■ **Excerpted records**:

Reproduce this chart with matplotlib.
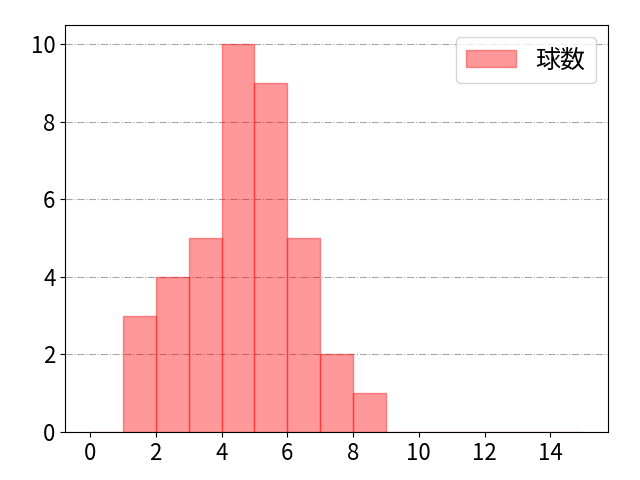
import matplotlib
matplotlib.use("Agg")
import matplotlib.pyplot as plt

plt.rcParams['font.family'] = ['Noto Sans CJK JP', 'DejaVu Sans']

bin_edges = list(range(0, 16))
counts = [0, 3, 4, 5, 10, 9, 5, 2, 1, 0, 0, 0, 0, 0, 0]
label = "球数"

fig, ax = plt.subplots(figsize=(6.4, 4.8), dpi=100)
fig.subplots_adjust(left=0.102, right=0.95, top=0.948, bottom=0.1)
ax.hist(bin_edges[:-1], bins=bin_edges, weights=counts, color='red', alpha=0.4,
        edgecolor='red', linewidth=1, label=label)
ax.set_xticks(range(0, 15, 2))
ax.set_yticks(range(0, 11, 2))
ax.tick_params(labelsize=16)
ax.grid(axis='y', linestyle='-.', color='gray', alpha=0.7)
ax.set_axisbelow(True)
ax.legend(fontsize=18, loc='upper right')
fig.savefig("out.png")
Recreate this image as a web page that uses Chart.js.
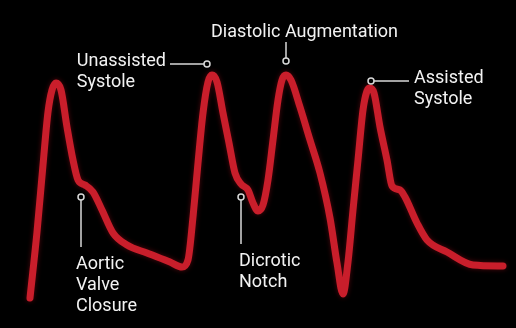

■ **Given instruction**: Every line that holds the word "this" should be extracted.

■ **Reply**:
Reproduce this chart with matplotlib.
Recreate this image as a web page that uses Chart.js.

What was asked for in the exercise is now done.